Don't pass up the Pluots

kw: book reviews, nonfiction, fruits

First, the word Pluot is pronounced "ploo-ott". In the past year or two, most such fruits have been termed Plumicot instead.

Second, the stone fruits—peaches, plums, nectarines, apricots and cherries—are like dogs. All dogs are the same species, and all can interbreed, although a chihuahua-mastiff cross is a bit hard to either conceive or carry to term. So, although there are quite a number of species names for the trees, they can all interbreed, though some crosses are also harder than others (and in the whole book I didn't read of a single cross involving a cherry; a quick search of the Web located a few).

I don't recall seeing any fruit with a Pluot sticker on it before last year. It took me a bit to figure it out. Like Chip Brantley, I at first thought it was French and so pronounced "ploo-oh". He has his own funny story about that in the book: The Perfect Fruit: Good Breeding, Bad Seeds, and the Hunt for the Elusive Pluot. It is a quirky memoir that primarily relates the author's journey through a year of visiting fruit growers in California's Central Valley, where the majority of the country's stone fruits are grown.

Along the way we find there are hundreds of kinds of plums, and about 200 that make it to store shelves through the year. When you look at the produce tables, you see typically three bins for plums: Red, Black and either Purple or Green. Maybe there's a fourth bin for a specialty variety at a higher price. Each of the three actually contains three or four varieties that look alike but taste a little different. Every week, the varieties are different because the harvest of any variety is very short. So you see three bins, but over the four or five months they carry plums, each will have presented fifty to seventy different varieties.

For years, looks trumped taste. I've had many a plum that was no sweeter than a bad watermelon. Growers call them "cardboard". But there is a strengthening movement toward taste. If you buy a variety plum the day it goes on the shelf, it'll induce you to go back for more.

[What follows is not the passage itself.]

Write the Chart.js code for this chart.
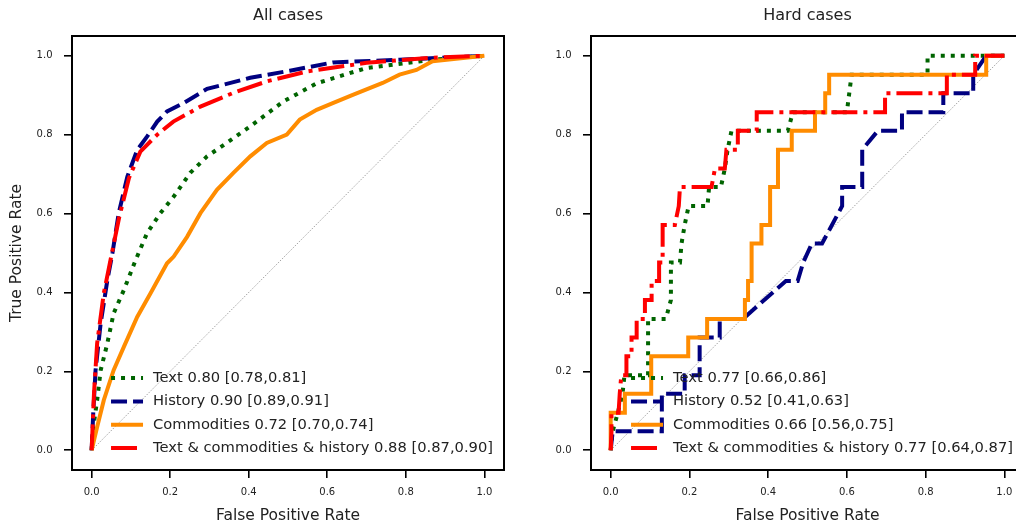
<!DOCTYPE html>
<html>
<head>
<meta charset="utf-8">
<script src="https://cdn.jsdelivr.net/npm/chart.js@4.4.1/dist/chart.umd.min.js"></script>
<style>
  html, body { margin: 0; padding: 0; background: #fff; overflow: hidden; }
  body { width: 1016px; height: 527px; position: relative; }
  canvas { position: absolute; top: 0; }
  #chart-all { left: 0; }
  #chart-hard { left: 519px; }
</style>
</head>
<body>
<canvas id="chart-all" width="508" height="527"></canvas>
<canvas id="chart-hard" width="510" height="527"></canvas>
<script>
  "use strict";

  const AXIS_TICKS = [0, 0.2, 0.4, 0.6, 0.8, 1.0];
  const CHANCE = [0, 1];

  const LABELS_ALL = [
    "Text 0.80 [0.78,0.81]",
    "History 0.90 [0.89,0.91]",
    "Commodities 0.72 [0.70,0.74]",
    "Text & commodities & history 0.88 [0.87,0.90]"
  ];
  const LABELS_HARD = [
    "Text 0.77 [0.66,0.86]",
    "History 0.52 [0.41,0.63]",
    "Commodities 0.66 [0.56,0.75]",
    "Text & commodities & history 0.77 [0.64,0.87]"
  ];

  // All cases
  const allTextFpr = [0, 0.002, 0.014, 0.023, 0.04, 0.056, 0.082, 0.112, 0.141, 0.175, 0.209, 0.251, 0.294, 0.344, 0.404, 0.488, 0.573, 0.7, 0.868, 1.0];
  const allTextTpr = [0, 0.043, 0.127, 0.203, 0.271, 0.347, 0.406, 0.482, 0.55, 0.601, 0.643, 0.703, 0.745, 0.779, 0.821, 0.884, 0.93, 0.969, 0.99, 1.0];

  const allHistFpr = [0, 0.004, 0.01, 0.023, 0.04, 0.053, 0.069, 0.091, 0.116, 0.141, 0.167, 0.192, 0.234, 0.294, 0.404, 0.505, 0.614, 0.784, 1.0];
  const allHistTpr = [0, 0.093, 0.203, 0.322, 0.431, 0.5, 0.601, 0.694, 0.761, 0.795, 0.833, 0.859, 0.88, 0.916, 0.944, 0.962, 0.983, 0.99, 1.0];

  const allCommFpr = [0, 0.014, 0.031, 0.056, 0.082, 0.116, 0.15, 0.192, 0.209, 0.243, 0.277, 0.319, 0.361, 0.404, 0.446, 0.497, 0.53, 0.573, 0.614, 0.665, 0.741, 0.784, 0.827, 0.868, 1.0];
  const allCommTpr = [0, 0.059, 0.127, 0.203, 0.262, 0.338, 0.398, 0.474, 0.491, 0.541, 0.601, 0.66, 0.703, 0.745, 0.779, 0.8, 0.838, 0.863, 0.88, 0.901, 0.931, 0.952, 0.964, 0.986, 1.0];

  const allCombFpr = [0, 0.006, 0.014, 0.031, 0.048, 0.07, 0.095, 0.124, 0.167, 0.208, 0.277, 0.361, 0.446, 0.547, 0.7, 0.868, 1.0];
  const allCombTpr = [0, 0.144, 0.271, 0.398, 0.482, 0.59, 0.69, 0.757, 0.8, 0.833, 0.871, 0.906, 0.935, 0.96, 0.982, 0.995, 1.0];

  // Hard cases
  const hardTextFpr = [0, 0.005, 0.018, 0.03, 0.035, 0.095, 0.095, 0.14, 0.153, 0.153, 0.176, 0.18, 0.188, 0.198, 0.246, 0.25, 0.28, 0.29, 0.297, 0.307, 0.45, 0.463, 0.6, 0.612, 0.805, 0.805, 1.0];
  const hardTextTpr = [0, 0.048, 0.095, 0.143, 0.19, 0.19, 0.333, 0.333, 0.381, 0.476, 0.476, 0.524, 0.571, 0.619, 0.619, 0.667, 0.667, 0.714, 0.762, 0.81, 0.81, 0.857, 0.857, 0.952, 0.952, 1.0, 1.0];

  const hardHistFpr = [0, 0.005, 0.13, 0.13, 0.188, 0.188, 0.226, 0.226, 0.277, 0.277, 0.336, 0.445, 0.475, 0.489, 0.511, 0.537, 0.588, 0.588, 0.639, 0.639, 0.679, 0.74, 0.74, 0.845, 0.845, 0.921, 0.921, 0.954, 1.0];
  const hardHistTpr = [0, 0.048, 0.048, 0.143, 0.143, 0.19, 0.19, 0.286, 0.286, 0.333, 0.333, 0.429, 0.429, 0.476, 0.524, 0.524, 0.619, 0.667, 0.667, 0.762, 0.81, 0.81, 0.857, 0.857, 0.905, 0.905, 0.952, 1.0, 1.0];

  const hardCommFpr = [0, 0, 0.036, 0.036, 0.103, 0.103, 0.197, 0.197, 0.245, 0.245, 0.341, 0.341, 0.349, 0.349, 0.358, 0.358, 0.383, 0.383, 0.405, 0.405, 0.425, 0.425, 0.46, 0.46, 0.519, 0.519, 0.545, 0.545, 0.555, 0.555, 0.954, 0.954, 1.0];
  const hardCommTpr = [0, 0.095, 0.095, 0.143, 0.143, 0.238, 0.238, 0.286, 0.286, 0.333, 0.333, 0.381, 0.381, 0.429, 0.429, 0.524, 0.524, 0.571, 0.571, 0.667, 0.667, 0.762, 0.762, 0.81, 0.81, 0.857, 0.857, 0.905, 0.905, 0.952, 0.952, 1.0, 1.0];

  const hardCombFpr = [0, 0.002, 0.002, 0.02, 0.023, 0.027, 0.04, 0.04, 0.053, 0.053, 0.066, 0.066, 0.087, 0.087, 0.104, 0.104, 0.123, 0.123, 0.132, 0.132, 0.163, 0.173, 0.176, 0.256, 0.265, 0.29, 0.294, 0.323, 0.323, 0.371, 0.371, 0.697, 0.697, 0.854, 0.854, 0.926, 0.926, 1.0];
  const hardCombTpr = [0, 0.048, 0.095, 0.095, 0.143, 0.19, 0.19, 0.238, 0.238, 0.286, 0.286, 0.333, 0.333, 0.381, 0.381, 0.429, 0.429, 0.476, 0.476, 0.571, 0.571, 0.619, 0.667, 0.667, 0.714, 0.714, 0.762, 0.762, 0.81, 0.81, 0.857, 0.857, 0.905, 0.905, 0.952, 0.952, 1.0, 1.0];

  const STYLES = [
    { color: "#006400", dash: [4, 6], order: 3 },
    { color: "#000080", dash: [16, 6], order: 2 },
    { color: "#ff8c00", dash: [], order: 1 },
    { color: "#ff0000", dash: [26, 6, 4, 6], order: 0 }
  ];
  const TEXT_COLOR = "#222";
  const FONT = "'DejaVu Sans', sans-serif";

  Chart.defaults.font.family = FONT;
  Chart.defaults.color = TEXT_COLOR;

  function pts(xs, ys) {
    return xs.map(function (x, i) { return { x: x, y: ys[i] }; });
  }

  const framePlugin = {
    id: "frame",
    afterDatasetsDraw: function (chart) {
      const a = chart.chartArea;
      const ctx = chart.ctx;
      ctx.save();
      ctx.strokeStyle = "#000";
      ctx.lineWidth = 2;
      ctx.setLineDash([]);
      ctx.strokeRect(a.left, a.top, a.right - a.left, a.bottom - a.top);
      ctx.restore();
    }
  };

  const innerLegend = {
    id: "innerLegend",
    afterDatasetsDraw: function (chart) {
      const a = chart.chartArea;
      const ctx = chart.ctx;
      const items = chart.data.datasets.filter(function (d) { return d.inLegend; });
      ctx.save();
      ctx.font = "14.7px " + FONT;
      const w = Math.max.apply(null, items.map(function (d) { return ctx.measureText(d.label).width; }));
      const textX = a.right - 11 - w;
      items.forEach(function (d, i) {
        const y = a.bottom - 22 - (items.length - 1 - i) * 23.3;
        ctx.strokeStyle = d.borderColor;
        ctx.lineWidth = d.borderWidth;
        ctx.setLineDash(d.borderDash);
        ctx.beginPath();
        ctx.moveTo(textX - 42, y);
        ctx.lineTo(textX - 10, y);
        ctx.stroke();
        ctx.fillStyle = TEXT_COLOR;
        ctx.textBaseline = "middle";
        ctx.textAlign = "left";
        ctx.fillText(d.label, textX, y);
      });
      ctx.restore();
    }
  };

  function axis(titleText, isY) {
    return {
      type: "linear",
      min: -0.05,
      max: 1.05,
      afterBuildTicks: function (s) {
        s.ticks = AXIS_TICKS.map(function (v) { return { value: v }; });
      },
      afterFit: function (s) {
        if (isY) s.width = 72; else s.height = 57;
      },
      border: { display: false },
      grid: {
        drawOnChartArea: false,
        drawTicks: true,
        tickLength: 8,
        color: "#000",
        lineWidth: 1.6
      },
      ticks: {
        font: { size: 10 },
        color: TEXT_COLOR,
        padding: isY ? 11.5 : 8,
        maxRotation: 0,
        autoSkip: false,
        callback: function (v) { return Number(v).toFixed(1); }
      },
      title: {
        display: !!titleText,
        text: titleText,
        font: { size: 15.5 },
        color: TEXT_COLOR,
        padding: isY ? { top: 7.7, bottom: 0 } : { top: 0, bottom: 1.7 }
      }
    };
  }

  function rocChart(canvasId, title, yTitle, series, labels, padRight) {
    const ctx = document.getElementById(canvasId);
    if (!ctx) return;
    const datasets = series.map(function (s, i) {
      return {
        label: labels[i],
        inLegend: true,
        data: pts(s[0], s[1]),
        borderColor: STYLES[i].color,
        borderDash: STYLES[i].dash,
        borderWidth: 4,
        order: STYLES[i].order,
        pointRadius: 0,
        tension: 0,
        fill: false
      };
    });
    datasets.push({
      label: "chance",
      inLegend: false,
      data: pts(CHANCE, CHANCE),
      borderColor: "#8c8c8c",
      borderDash: [1.5, 1.5],
      borderWidth: 0.8,
      order: 5,
      pointRadius: 0,
      fill: false
    });
    new Chart(ctx, {
      type: "line",
      data: { datasets: datasets },
      plugins: [framePlugin, innerLegend],
      options: {
        responsive: false,
        animation: false,
        devicePixelRatio: 1,
        layout: { padding: { left: 0, right: padRight, top: 0, bottom: 0 } },
        plugins: {
          legend: { display: false },
          tooltip: { enabled: false },
          title: {
            display: true,
            text: title,
            fullSize: false,
            color: TEXT_COLOR,
            font: { size: 16, weight: "normal" },
            padding: { top: 6, bottom: 10.8 }
          }
        },
        scales: {
          x: axis("False Positive Rate", false),
          y: axis(yTitle, true)
        }
      }
    });
  }

  rocChart("chart-all", "All cases", "True Positive Rate", [
    [allTextFpr, allTextTpr],
    [allHistFpr, allHistTpr],
    [allCommFpr, allCommTpr],
    [allCombFpr, allCombTpr]
  ], LABELS_ALL, 4);

  rocChart("chart-hard", "Hard cases", "", [
    [hardTextFpr, hardTextTpr],
    [hardHistFpr, hardHistTpr],
    [hardCommFpr, hardCommTpr],
    [hardCombFpr, hardCombTpr]
  ], LABELS_HARD, 5);
</script>
</body>
</html>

Brantley writes in lyrical terms about tasting plums. We all know what a wine tasting event is like: swirl a glass, smell it, take a bit of a sip, swirl it over the tongue, then spit it out. Repeat with next glass. When the growers visit a plum/apricot/whatever breeder, the drill is similar. Seldom does one swallow the bite. If you are going to taste thirty varieties in a forenoon, you can't keep them all down! You save the swallowing experience for the taste that makes you write lyrical prose. Based on such tasting events, growers decide which new varieties to buy and plant. Many new varieties appear every year.

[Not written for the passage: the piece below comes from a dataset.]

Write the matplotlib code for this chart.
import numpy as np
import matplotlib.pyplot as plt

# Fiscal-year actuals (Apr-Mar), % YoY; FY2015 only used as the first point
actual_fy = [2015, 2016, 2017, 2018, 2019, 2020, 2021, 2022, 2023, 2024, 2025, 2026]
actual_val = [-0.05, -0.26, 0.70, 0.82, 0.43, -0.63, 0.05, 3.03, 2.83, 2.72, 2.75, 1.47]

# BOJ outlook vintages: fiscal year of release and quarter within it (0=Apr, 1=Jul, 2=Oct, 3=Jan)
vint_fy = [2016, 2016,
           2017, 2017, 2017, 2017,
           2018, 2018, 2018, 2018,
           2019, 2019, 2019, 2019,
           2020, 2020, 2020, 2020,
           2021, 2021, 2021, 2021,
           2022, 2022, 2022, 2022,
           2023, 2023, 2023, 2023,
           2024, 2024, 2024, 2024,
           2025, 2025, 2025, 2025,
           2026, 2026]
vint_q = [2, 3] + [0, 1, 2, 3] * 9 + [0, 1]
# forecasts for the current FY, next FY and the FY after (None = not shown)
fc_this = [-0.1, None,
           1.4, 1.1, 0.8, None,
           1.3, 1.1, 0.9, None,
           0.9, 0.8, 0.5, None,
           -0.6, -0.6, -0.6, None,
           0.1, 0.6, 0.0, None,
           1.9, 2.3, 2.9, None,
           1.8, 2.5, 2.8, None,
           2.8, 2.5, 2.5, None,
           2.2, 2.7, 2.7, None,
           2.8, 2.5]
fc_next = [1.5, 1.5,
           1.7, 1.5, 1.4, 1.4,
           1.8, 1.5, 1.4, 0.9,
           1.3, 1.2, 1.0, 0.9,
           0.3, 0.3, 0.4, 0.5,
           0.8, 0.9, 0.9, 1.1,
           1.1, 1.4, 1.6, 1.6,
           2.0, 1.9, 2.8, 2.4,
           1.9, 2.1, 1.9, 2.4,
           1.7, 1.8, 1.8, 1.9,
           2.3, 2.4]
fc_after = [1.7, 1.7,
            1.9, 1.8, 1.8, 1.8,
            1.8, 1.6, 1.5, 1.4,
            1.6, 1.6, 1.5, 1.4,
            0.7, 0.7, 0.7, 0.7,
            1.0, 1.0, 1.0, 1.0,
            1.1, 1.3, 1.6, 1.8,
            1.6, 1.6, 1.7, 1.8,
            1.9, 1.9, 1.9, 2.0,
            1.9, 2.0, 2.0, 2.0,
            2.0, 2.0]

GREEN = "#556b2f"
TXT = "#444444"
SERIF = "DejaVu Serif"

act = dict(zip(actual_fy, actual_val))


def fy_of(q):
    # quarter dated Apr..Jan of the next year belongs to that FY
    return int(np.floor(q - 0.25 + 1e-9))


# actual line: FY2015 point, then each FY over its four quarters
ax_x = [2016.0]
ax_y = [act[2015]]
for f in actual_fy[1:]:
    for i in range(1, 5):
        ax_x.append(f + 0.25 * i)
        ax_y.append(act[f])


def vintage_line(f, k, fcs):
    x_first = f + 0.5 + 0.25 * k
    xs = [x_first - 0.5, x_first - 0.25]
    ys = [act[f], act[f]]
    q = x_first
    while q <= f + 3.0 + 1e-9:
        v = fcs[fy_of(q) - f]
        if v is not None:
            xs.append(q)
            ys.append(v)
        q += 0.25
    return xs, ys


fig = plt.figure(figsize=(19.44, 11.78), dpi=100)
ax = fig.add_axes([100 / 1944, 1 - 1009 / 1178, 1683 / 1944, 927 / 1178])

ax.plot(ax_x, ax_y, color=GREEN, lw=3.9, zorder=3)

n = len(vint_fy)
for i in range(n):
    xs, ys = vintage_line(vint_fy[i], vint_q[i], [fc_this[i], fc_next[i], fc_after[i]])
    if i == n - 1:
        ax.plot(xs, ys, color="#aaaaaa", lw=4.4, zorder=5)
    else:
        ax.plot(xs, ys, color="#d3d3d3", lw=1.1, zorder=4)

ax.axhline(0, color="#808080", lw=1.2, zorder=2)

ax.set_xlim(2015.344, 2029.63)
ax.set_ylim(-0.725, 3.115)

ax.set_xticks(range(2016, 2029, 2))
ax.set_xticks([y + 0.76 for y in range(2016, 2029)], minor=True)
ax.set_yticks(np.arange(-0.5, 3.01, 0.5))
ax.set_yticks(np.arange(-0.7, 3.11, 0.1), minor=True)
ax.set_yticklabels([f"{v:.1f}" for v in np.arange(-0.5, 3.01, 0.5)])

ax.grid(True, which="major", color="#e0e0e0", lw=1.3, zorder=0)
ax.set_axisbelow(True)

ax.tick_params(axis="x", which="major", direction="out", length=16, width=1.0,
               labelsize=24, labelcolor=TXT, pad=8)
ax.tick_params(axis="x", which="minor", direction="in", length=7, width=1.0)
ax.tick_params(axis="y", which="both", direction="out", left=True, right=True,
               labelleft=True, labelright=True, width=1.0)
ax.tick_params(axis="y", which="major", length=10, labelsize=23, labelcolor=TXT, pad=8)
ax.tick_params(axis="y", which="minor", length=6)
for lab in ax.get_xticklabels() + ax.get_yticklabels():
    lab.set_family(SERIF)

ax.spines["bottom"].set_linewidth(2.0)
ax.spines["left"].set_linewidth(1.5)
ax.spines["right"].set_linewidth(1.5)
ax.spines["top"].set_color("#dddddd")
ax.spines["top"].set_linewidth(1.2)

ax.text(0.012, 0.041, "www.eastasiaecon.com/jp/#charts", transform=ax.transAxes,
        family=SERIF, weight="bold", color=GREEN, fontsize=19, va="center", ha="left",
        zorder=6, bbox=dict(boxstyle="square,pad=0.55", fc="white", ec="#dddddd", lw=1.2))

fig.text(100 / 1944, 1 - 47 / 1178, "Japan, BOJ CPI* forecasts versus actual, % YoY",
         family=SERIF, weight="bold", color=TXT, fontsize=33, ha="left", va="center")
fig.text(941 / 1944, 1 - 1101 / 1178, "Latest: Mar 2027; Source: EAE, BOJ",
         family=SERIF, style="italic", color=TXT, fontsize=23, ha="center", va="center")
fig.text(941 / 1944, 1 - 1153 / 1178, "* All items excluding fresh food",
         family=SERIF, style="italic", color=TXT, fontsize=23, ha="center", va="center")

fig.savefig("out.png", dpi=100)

The stone fruit business is brutal. Particularly in recent years, the huge stores like Wal-Mart have tended to buy at a certain rate regardless of the harvest. In a "perfect" year like 2007—perfect for the trees, that is—only a third of the crop got to the stores. There was so much fruit, of such wonderful quality, that they could not sell it all, prices fell, and most growers let half or more of their harvest fall off the trees unpicked.

I recall that year, the first time I saw a Pluot. We bought some that were on sale. They weren't just good, they were Wow-Good! But my wife buys by price. Not on sale? No sale. I don't recall the Summer of 2008, but this past Summer, just ending, we bought plums a few times, and they were very good. I don't know how things looked from the growers' end, though.

That is the problem. People don't buy plums regularly. They are still thought of as a specialty fruit. I eat an apple every day, and usually a banana also; an orange or two or three weekly, and pears almost daily when they are in season. Stone fruits of all kinds, perhaps two or three one week, then three weeks before we buy more. Somehow, the old saw "An Apple a day keeps the doctor away" has really stuck with people. I do have to add a word here: an apple almost never drips on my pants, while I have to eat stone fruits over a paper towel. Call me a klutz.

There is one trend that may push plums and plum crosses (Plumicots, etc.) a little deeper into the national consciousness. The red-fleshed ones in particular are good for the heart. They have as much as four times the antioxidant power of a glass of red wine. The growers and marketers are trying to capitalize on this, and if they can keep up the taste, they could have a winner.

Although taste (actually flavor) is more than sweetness, the sugar content is what holds the experience together. Sugar content is measured as "degrees Brix" or °Bx. A fruit whose juice measures 10°Bx ("ten bricks") contains ten percent sugar. Such a plum would be called cardboard. Ten to twenty years ago, "good" plums "bricked out" at 14-16. This year's Pluot (a patented name by the way) or Plumicot could have 20-24°Bx. Then there's the acid level. It needs to be low, but not zero. So-called "eating lemons" can have 18°Bx but the acid covers the sweetness. A plum without acid may as well be a mouthful of sugar water.

Though the Pluot was patented in the 1990s, the name seems to be on the way out, in favor of Plumicot (not patented), and a host of crosses that growers, tiring of the name game, are just calling Plums. Whatever they're called, now that growers are chasing flavor, they're bound to be good.